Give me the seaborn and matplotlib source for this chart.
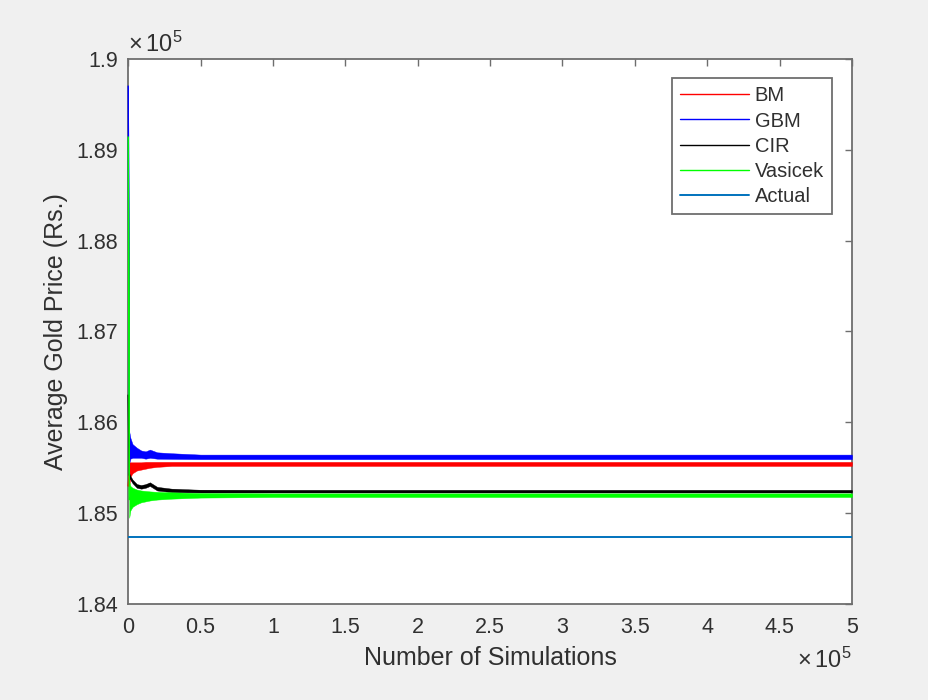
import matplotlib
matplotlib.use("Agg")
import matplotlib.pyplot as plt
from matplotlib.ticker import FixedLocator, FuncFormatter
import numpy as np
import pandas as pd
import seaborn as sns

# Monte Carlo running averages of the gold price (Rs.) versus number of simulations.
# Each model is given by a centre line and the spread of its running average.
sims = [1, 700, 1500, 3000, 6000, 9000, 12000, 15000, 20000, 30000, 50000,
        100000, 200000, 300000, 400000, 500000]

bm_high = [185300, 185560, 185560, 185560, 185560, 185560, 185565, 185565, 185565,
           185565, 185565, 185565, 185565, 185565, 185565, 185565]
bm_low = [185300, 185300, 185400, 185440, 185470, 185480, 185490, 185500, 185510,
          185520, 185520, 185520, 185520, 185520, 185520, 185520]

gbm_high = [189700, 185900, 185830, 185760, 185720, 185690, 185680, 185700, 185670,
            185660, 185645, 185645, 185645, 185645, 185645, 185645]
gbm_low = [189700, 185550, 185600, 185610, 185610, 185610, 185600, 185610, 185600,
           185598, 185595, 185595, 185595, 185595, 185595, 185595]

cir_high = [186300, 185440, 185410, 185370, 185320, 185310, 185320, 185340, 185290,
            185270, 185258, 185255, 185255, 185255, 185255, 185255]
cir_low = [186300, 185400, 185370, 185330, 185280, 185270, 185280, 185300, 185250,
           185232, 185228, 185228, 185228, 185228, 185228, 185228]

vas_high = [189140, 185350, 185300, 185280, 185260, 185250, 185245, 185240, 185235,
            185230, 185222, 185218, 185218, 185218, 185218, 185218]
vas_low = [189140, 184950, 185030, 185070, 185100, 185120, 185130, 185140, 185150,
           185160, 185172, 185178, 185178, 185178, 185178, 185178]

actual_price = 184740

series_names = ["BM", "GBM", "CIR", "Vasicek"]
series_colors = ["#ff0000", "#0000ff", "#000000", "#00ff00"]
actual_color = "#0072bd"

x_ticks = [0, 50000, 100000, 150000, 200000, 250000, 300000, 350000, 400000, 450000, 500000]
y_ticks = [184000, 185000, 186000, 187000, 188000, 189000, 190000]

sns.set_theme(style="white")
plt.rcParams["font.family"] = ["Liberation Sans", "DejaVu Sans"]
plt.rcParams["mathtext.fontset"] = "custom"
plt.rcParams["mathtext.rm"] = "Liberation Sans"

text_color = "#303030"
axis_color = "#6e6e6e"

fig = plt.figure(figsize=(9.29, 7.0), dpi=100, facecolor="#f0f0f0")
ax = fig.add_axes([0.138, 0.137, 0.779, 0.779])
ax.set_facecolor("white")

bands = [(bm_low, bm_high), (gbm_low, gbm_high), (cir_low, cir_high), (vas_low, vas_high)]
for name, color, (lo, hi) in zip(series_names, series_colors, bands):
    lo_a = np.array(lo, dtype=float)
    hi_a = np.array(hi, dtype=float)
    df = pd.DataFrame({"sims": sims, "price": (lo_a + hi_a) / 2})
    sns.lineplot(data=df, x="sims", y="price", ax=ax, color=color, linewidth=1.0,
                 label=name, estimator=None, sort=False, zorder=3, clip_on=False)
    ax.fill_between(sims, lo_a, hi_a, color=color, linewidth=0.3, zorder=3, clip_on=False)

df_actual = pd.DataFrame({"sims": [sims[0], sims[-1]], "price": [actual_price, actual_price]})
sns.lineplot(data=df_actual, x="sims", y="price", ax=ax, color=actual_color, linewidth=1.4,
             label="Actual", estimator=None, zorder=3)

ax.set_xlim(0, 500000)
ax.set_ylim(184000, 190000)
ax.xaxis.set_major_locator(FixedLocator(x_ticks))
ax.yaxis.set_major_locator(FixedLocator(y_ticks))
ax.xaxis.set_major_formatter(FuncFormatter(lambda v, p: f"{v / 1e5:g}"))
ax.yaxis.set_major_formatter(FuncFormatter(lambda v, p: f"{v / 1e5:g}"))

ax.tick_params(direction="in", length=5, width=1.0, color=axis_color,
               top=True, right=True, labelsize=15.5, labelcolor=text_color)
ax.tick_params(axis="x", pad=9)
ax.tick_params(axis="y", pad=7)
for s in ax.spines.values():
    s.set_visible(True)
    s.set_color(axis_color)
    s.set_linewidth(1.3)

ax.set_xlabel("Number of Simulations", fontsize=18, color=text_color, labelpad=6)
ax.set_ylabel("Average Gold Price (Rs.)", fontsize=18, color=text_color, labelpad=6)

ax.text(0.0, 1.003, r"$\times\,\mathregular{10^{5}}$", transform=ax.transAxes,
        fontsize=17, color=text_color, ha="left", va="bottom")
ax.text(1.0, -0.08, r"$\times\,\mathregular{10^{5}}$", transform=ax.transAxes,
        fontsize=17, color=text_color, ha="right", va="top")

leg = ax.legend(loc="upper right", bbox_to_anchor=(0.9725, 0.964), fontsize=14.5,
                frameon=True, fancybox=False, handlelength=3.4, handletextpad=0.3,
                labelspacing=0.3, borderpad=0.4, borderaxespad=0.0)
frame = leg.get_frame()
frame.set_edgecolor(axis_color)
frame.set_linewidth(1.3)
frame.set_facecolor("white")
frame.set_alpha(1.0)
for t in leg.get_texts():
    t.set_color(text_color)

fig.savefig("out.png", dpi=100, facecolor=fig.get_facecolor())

######

[TO DO]
Leave out the pictures and restate, word for word, the lines from the top of the data through the line containing "100000, 200000, 300000, 400000, 500000]", both included.

[RESULT FOR THIS EXERCISE]
Give me the seaborn and matplotlib source for this chart.
import matplotlib
matplotlib.use("Agg")
import matplotlib.pyplot as plt
from matplotlib.ticker import FixedLocator, FuncFormatter
import numpy as np
import pandas as pd
import seaborn as sns

# Monte Carlo running averages of the gold price (Rs.) versus number of simulations.
# Each model is given by a centre line and the spread of its running average.
sims = [1, 700, 1500, 3000, 6000, 9000, 12000, 15000, 20000, 30000, 50000,
        100000, 200000, 300000, 400000, 500000]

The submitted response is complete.